(Data excerpts):
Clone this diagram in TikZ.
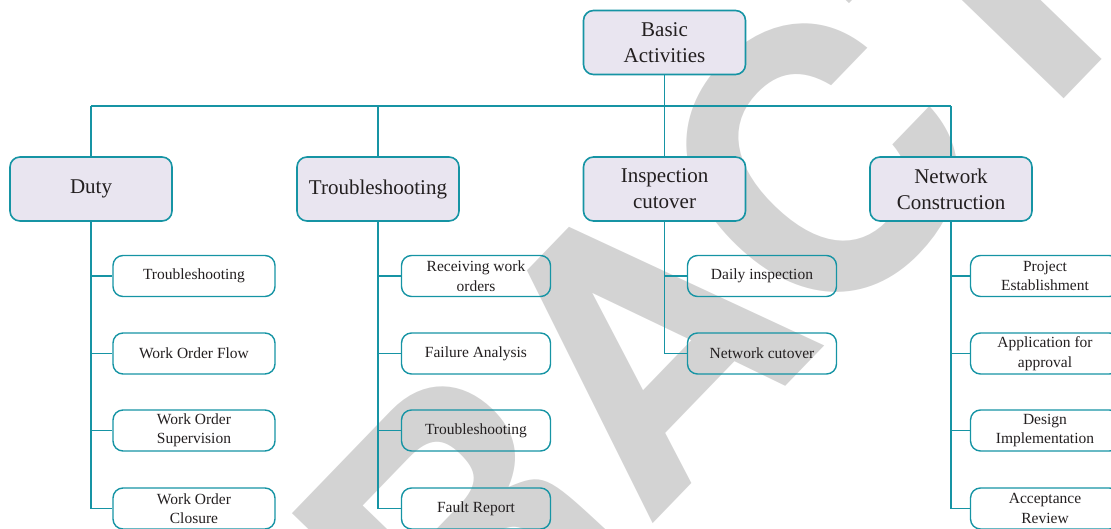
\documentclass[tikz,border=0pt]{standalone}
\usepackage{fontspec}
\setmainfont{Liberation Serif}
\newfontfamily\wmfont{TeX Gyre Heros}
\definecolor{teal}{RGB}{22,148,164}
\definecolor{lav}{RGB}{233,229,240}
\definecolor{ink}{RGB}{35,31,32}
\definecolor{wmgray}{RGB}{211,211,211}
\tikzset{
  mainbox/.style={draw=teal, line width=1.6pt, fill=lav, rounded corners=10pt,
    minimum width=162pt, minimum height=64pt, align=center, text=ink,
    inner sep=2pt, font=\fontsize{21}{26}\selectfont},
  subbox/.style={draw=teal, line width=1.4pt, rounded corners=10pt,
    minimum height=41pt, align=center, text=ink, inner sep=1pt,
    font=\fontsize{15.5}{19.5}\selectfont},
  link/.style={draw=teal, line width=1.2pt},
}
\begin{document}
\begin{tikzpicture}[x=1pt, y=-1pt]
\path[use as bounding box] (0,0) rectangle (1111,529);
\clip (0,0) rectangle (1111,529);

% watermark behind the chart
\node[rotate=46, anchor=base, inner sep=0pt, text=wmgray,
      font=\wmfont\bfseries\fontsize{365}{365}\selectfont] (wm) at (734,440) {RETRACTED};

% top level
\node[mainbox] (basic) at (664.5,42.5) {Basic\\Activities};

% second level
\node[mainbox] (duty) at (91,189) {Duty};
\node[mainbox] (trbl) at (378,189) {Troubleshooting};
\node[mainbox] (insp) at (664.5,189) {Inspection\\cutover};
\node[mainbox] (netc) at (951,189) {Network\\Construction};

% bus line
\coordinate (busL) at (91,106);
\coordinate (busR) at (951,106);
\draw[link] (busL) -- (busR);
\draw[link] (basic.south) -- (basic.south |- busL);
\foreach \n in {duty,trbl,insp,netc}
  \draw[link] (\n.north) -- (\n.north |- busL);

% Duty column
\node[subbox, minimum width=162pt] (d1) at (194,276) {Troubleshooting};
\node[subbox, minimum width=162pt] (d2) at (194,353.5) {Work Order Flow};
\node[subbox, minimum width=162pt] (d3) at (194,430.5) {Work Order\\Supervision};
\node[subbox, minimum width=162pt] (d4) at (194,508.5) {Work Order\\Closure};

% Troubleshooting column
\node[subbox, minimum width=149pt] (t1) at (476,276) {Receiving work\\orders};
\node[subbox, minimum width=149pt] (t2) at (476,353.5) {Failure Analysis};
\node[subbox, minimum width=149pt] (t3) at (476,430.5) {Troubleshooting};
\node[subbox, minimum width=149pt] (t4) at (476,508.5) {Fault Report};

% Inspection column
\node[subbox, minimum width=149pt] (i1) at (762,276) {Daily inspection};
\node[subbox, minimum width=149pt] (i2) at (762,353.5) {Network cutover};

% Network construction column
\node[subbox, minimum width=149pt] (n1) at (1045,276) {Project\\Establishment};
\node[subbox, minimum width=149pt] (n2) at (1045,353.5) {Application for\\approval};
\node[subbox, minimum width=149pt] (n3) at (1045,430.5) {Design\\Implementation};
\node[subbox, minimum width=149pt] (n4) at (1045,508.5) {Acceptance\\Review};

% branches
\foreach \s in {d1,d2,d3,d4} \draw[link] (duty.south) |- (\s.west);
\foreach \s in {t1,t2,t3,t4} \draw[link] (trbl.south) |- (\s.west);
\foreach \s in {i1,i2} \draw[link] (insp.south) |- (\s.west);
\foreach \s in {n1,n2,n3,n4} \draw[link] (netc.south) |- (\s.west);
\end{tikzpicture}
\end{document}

==

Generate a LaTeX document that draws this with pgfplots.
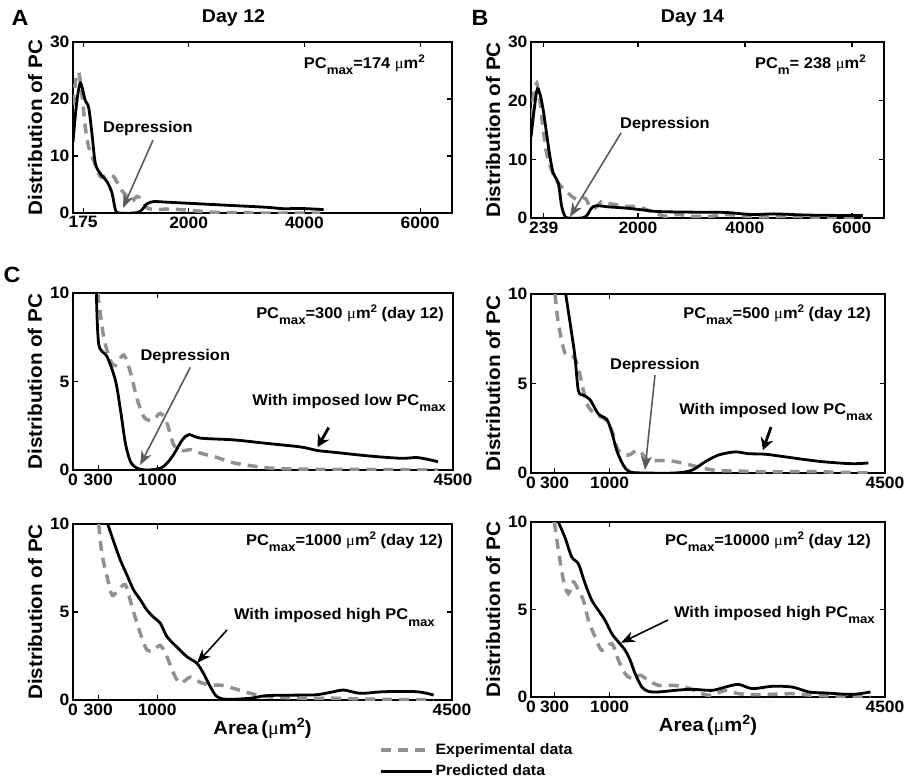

...

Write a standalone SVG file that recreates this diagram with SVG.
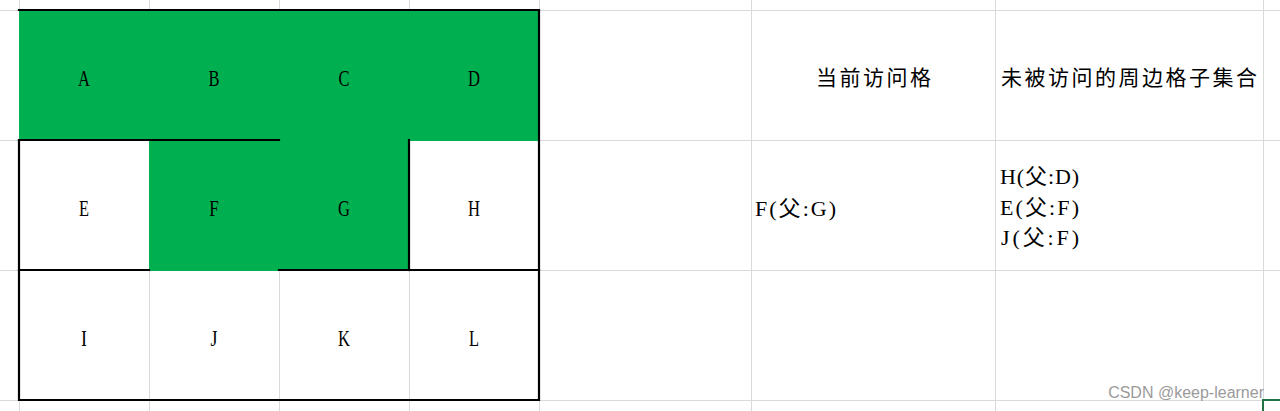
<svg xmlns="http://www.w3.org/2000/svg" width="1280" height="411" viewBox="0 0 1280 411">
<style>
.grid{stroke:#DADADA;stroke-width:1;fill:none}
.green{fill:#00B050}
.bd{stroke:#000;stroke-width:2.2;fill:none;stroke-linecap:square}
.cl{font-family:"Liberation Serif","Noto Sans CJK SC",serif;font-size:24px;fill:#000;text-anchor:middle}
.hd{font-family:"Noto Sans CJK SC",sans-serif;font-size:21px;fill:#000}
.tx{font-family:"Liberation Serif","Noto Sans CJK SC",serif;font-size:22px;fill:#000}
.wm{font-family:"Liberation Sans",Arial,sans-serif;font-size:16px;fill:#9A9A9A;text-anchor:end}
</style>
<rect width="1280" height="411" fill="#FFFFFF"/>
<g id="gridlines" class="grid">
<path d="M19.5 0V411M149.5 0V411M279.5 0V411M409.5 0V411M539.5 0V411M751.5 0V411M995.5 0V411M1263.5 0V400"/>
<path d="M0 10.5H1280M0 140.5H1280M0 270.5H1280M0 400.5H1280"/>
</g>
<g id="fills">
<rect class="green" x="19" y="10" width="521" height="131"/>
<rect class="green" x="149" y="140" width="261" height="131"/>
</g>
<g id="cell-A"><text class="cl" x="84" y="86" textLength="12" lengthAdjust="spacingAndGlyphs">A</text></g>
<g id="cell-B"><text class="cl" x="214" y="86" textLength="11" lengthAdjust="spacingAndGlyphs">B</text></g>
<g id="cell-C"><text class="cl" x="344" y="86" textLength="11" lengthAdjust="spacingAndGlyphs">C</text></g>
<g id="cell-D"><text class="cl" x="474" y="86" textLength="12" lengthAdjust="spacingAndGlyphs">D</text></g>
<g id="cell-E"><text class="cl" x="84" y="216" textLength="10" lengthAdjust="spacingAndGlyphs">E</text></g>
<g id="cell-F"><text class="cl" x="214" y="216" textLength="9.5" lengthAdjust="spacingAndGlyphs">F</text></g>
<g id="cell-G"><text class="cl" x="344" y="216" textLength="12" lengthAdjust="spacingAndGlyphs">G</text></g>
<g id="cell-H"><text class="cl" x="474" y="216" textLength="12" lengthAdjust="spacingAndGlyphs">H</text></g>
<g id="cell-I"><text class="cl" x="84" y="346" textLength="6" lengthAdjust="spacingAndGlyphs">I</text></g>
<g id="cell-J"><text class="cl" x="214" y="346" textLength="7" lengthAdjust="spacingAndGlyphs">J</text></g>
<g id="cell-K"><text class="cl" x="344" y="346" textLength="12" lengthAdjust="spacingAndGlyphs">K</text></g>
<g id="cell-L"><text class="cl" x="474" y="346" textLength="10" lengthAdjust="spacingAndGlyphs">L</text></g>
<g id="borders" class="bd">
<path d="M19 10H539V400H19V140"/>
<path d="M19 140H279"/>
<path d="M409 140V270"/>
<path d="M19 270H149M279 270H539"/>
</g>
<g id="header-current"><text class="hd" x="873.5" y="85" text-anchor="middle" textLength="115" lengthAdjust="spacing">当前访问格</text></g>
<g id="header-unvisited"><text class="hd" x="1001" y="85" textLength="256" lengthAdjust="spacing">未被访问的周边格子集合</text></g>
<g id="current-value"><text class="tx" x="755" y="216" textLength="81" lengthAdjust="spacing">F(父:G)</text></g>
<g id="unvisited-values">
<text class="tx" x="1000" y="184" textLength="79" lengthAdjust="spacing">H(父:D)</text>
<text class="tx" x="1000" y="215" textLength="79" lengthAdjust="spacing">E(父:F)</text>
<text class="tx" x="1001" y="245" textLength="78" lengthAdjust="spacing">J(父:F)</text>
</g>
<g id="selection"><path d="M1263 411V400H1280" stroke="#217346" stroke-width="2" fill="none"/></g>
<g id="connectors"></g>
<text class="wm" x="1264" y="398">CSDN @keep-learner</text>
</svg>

(Stated task): Extract from the data every line where "this" shows up.

(Reply to the exercise):
Clone this diagram in TikZ.
Generate a LaTeX document that draws this with pgfplots.
Write a standalone SVG file that recreates this diagram with SVG.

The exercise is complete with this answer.